Mr Miliband, now president of the International Rescue Committee, said the New Labour government in which he served “defined the contours of political debate”.

He added: “We had won three elections on the trot and the Tories felt the need to dance to our tunes - from the minimum wage to tripling of overseas aid to gay rights to boosting the National Health Service.

“Now Labour sits a long way from power, even before boundary changes.

“The ultimate ignominy of not being able to organise our own party conference has been avoided, but we have not been further from power since the 1930s.”

Mr Miliband said this decline of left-wing politics has happened through a series of choices rather than by accident.

He also said the EU referendum result has “torpedoed” some recent political progress and can be directly linked to weakness in left-wing politics.

Mr Miliband is particularly critical of Mr Corbyn’s stance on foreign policy, saying his “half-hearted” campaigning for Britain to remain in the European Union was “a betrayal of millions of working people”.

He also called Mr Corbyn’s lack of commitment to Nato “dangerous” given recent events in and around Russia.

Mr Miliband added: “But the electorate can see through the domestic policy, too.

“Nationalisation cannot be the answer to everything; anti-austerity speeches cannot explain everything; corporate taxation cannot pay for everything.

“It doesn’t add up.
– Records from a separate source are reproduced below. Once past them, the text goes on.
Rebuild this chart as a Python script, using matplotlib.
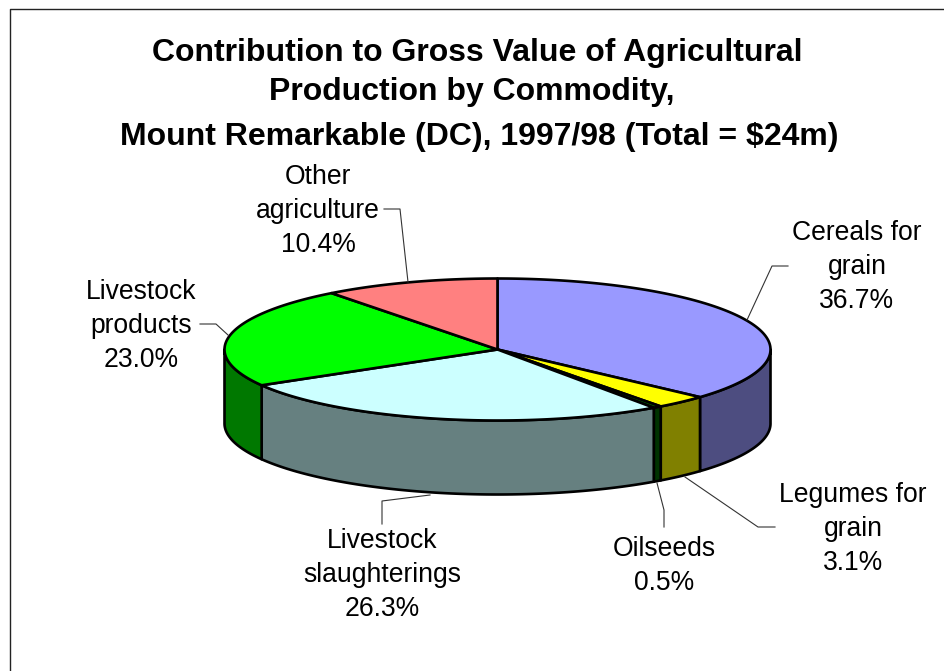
"""Contribucion por producto: torta 3D dibujada con poligonos."""

import matplotlib

matplotlib.use("Agg")
import matplotlib.pyplot as plt
from matplotlib.patches import Polygon
import numpy as np

plt.rcParams["font.family"] = ["Liberation Sans", "DejaVu Sans"]

TITULO = [
    "Contribution to Gross Value of Agricultural",
    "Production by Commodity,",
    "Mount Remarkable (DC), 1997/98 (Total = $24m)",
]
categorias = [
    "Cereals for\ngrain",
    "Legumes for\ngrain",
    "Oilseeds",
    "Livestock\nslaughterings",
    "Livestock\nproducts",
    "Other\nagriculture",
]
valores = [36.7, 3.1, 0.5, 26.3, 23.0, 10.4]

colores_top = ["#9999FF", "#FFFF00", "#006600", "#CCFFFF", "#00FF00", "#FF8080"]
colores_lado = ["#4D4D80", "#808000", "#003300", "#668080", "#007800", "#804040"]

# geometria en pixeles de la imagen
CX, CY = 497.5, 349.5
RX, RY = 273, 71
ALTO = 74

pos_titulo = [(477, 53), (472, 92), (479, 137)]
pos_etiquetas = [(857, 267), (853, 529), (664, 566), (382, 575), (141, 326), (318, 211)]
guias = [
    [(747, 320), (772, 266), (788, 266)],
    [(685, 477), (758, 527), (775, 527)],
    [(657, 483), (664, 510), (664, 527)],
    [(430, 495), (382, 501), (382, 524)],
    [(228, 335), (216, 324), (200, 324)],
    [(408, 282), (400, 209), (384, 209)],
]


def punto(angulo, dy=0):
    # angulo en grados, horario desde arriba
    a = np.radians(angulo)
    return CX + RX * np.sin(a), CY - RY * np.cos(a) + dy


def arco(a0, a1, dy=0):
    angulos = np.linspace(a0, a1, max(int(abs(a1 - a0) * 2), 2))
    return [punto(a, dy) for a in angulos]


fig = plt.figure(figsize=(9.44, 6.71), dpi=100)
ax = fig.add_axes([0, 0, 1, 1])
ax.set_xlim(0, 944)
ax.set_ylim(671, 0)
ax.axis("off")

# borde del area del grafico
ax.plot([9.5, 9.5, 944], [671, 9, 9], color="#222222", lw=1.0, solid_capstyle="butt")

cortes = np.concatenate([[0], np.cumsum(valores)]) * 3.6
cortes[-1] = 360

# caras laterales visibles (de 90 a 270 grados)
for i, color in enumerate(colores_lado):
    a0 = max(cortes[i], 90)
    a1 = min(cortes[i + 1], 270)
    if a1 <= a0:
        continue
    cara = arco(a0, a1) + arco(a1, a0, ALTO)
    ax.add_patch(Polygon(cara, closed=True, facecolor=color, edgecolor="black", lw=1.9, joinstyle="round"))

# caras superiores
for i, color in enumerate(colores_top):
    sector = [(CX, CY)] + arco(cortes[i], cortes[i + 1])
    ax.add_patch(Polygon(sector, closed=True, facecolor=color, edgecolor="black", lw=1.9, joinstyle="round"))

for linea, (x, y) in zip(TITULO, pos_titulo):
    ax.text(x, y, linea, ha="center", va="center", fontsize=23, fontweight="bold", color="black")

for guia in guias:
    xs, ys = zip(*guia)
    ax.plot(xs, ys, color="#333333", lw=0.8)

for nombre, valor, (x, y) in zip(categorias, valores, pos_etiquetas):
    texto = f"{nombre}\n{valor:.1f}%"
    ax.text(x, y, texto, ha="center", va="center", fontsize=19.1, color="black", linespacing=1.4)

fig.savefig("out.png", dpi=100, facecolor="white")
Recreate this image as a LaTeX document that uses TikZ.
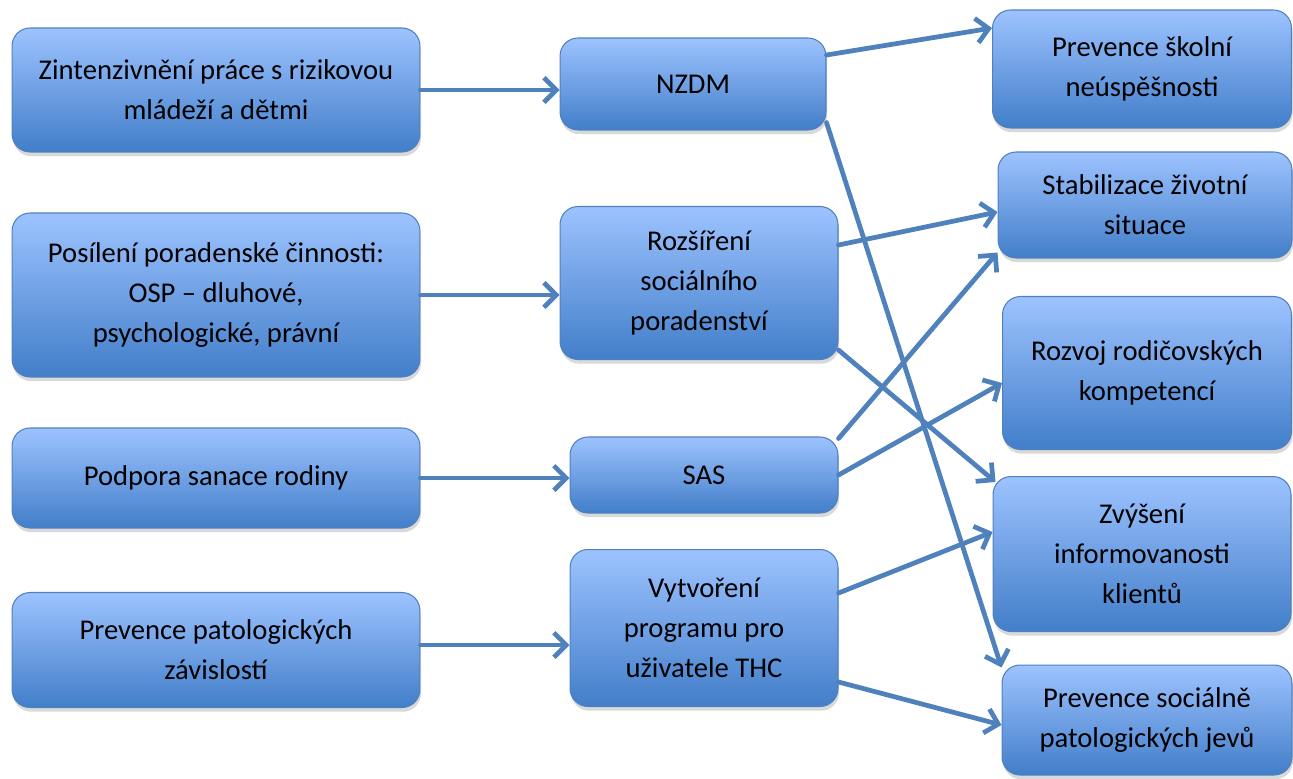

It wouldn’t work. People are not stupid.

“When it is willing to use markets and the voluntary sector as well as the state as agents of change, the left in Britain and around Europe has shown the capacity not only to win the confidence of the public but also to change the country.”

Mr Miliband also condemned the “Tory Lite” tag thrown at those who disagree with Mr Corbyn, saying government often involved compromising on principles.

He said that more radical figures such as Mr Corbyn and American Bernie Sanders had to be credible in order to succeed, citing the new Liberal government in Canada as a positive example.

Mr Miliband added that the left now needs to come up with credible policies both to address inequality as well as boost the economy. Now is the time to set clear tests for the Government’s negotiations with the European Union, to show how a progressive approach to engagement with the EU helps manage globalisation, rather than turn our backs on it,” he said. “Nationalist isolationism of the left (or the right) offers no answers in an age of interdependence.

“The issues today are momentous: whether global capitalism has more bust than boom; whether we can sustain Western liberal values in the face of global pressures; whether the climate crisis is past resolution; whether the people I work for - refugees and the displaced - will ever 
find a home; whether public services can survive the flight of capital from Western tax 
authorities; whether democratic norms can survive the tyranny of flash mobs.

“These challenges cry out for a relevant, persuasive, open-minded left.”